Jackson: 'It was good to be back out there'

Out nearly a month, veteran returns with three scoreless innings

July 16th, 2019

BOSTON -- A day off the injured list, summed up his mindset for the remainder of the 2019 season.

"Free," he said prior to Monday's game against the Red Sox.

Jackson returned from the IL on Sunday after being sidelined since June 18 because of a lower back strain. The 35-year-old right-hander adopted a positive attitude during his time off. For as much baseball as he has played, Jackson views the second half of his 17th Major League season as a clean slate.

"When I was away, I kind of just took a breath and relaxed and went out with the approach [of], 'It's a new start,'" Jackson said.

The Blue Jays are utilizing Jackson out of the bullpen for the time being, and he made his return from injury in the fifth inning of Monday's 10-8 loss to the Red Sox. He pitched three scoreless innings, with three hits, one walk and a pair of strikeouts.

"It was good to be back out there," Jackson said after the game. "Obviously the outcome wasn't what we wanted, but it feels good to be able to repay the bullpen a little bit and help pick them up in a situation where they needed me to pick up some innings."

Jackson's stint was his longest scoreless outing since Aug. 11, 2018, when he pitched 7 1/3 innings against the Angels as a member of the Athletics. Holding the Red Sox without a run in the fifth, sixth and seventh innings helped set the Blue Jays up for a four-run eighth-inning comeback attempt after the Red Sox plated 10 runs in the first three innings.

"He was throwing harder, he was throwing more strikes and his slider was pretty sharp," Blue Jays manager Charlie Montoyo said of Jackson. "He did a great job. He kept us in the game. We needed those innings, and he gave us three good innings."


The Blue Jays acquired Jackson from the Athletics in mid-May, making Toronto his record-setting 14th big league team. Prior to going on the IL, Jackson made five starts for the Blue Jays. He pitched out of the bullpen following an opener in his last two appearances, going 1-5 overall in the first half of the season. In Jackson's previous outing, he allowed seven runs (including three homers) in two-thirds of an inning against the Angels on June 17.
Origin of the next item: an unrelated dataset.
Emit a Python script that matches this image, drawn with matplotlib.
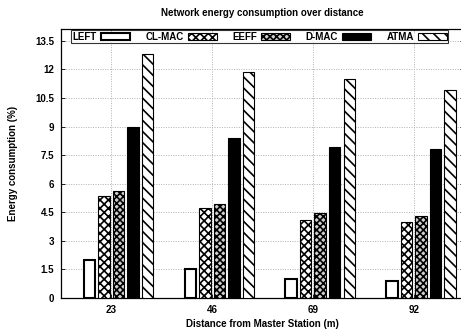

Jackson is coming off a 2018 season in which he went 6-3 with a 3.33 ERA, the third-lowest ERA of his career, in 17 starts with the Athletics.

"[I] just want to get back and revert to having fun like I was last year," Jackson said. "Obviously, I know what I can do. I would be at home if I didn't think that I could do it. But [I want to] just go back to having fun, and whatever's going to happen, let it happen."

Jackson rehabbed with the Class A squad in Dunedin, Fla., and then the Triple-A team in Buffalo before being cleared to return. He missed being around his Blue Jays teammates for 21 games and embraced the atmosphere of camaraderie when he returned to the clubhouse.

"I was getting healthy," Jackson said. "Also, just kind of getting back to finding myself again and having fun with the game. This is a game that we play, so sometimes we take it too serious and kind of forget the have-fun aspect of the game."

What does having fun look like for a player who is placed in high-pressure situations each time he steps on the mound?

"You're not thinking. I think that's the biggest thing when you're having fun as a baseball player," Jackson said. "You're going out, you're letting the game come to you, you're allowing it to happen. When people are going good, you don't know what you're doing, you're just kind of doing it.

"Once things start going bad, you kind of start searching. Or you feel everything and you start to get too mechanical and you start to get -- I like to call it -- too smart for your own good, because we all know what we want to do. Sometimes we overthink the process instead of taking a step back and let it happen."

When Jackson made his 402nd big league appearance on Monday, he did so with a renewed outlook. He said he was more anxious in his return than he expected to be, and he looks forward to settling in for the rest of the season.

After all, there's a lot more games left to simply have fun playing baseball.

"Our worst day on the field is someone's dream," Jackson said.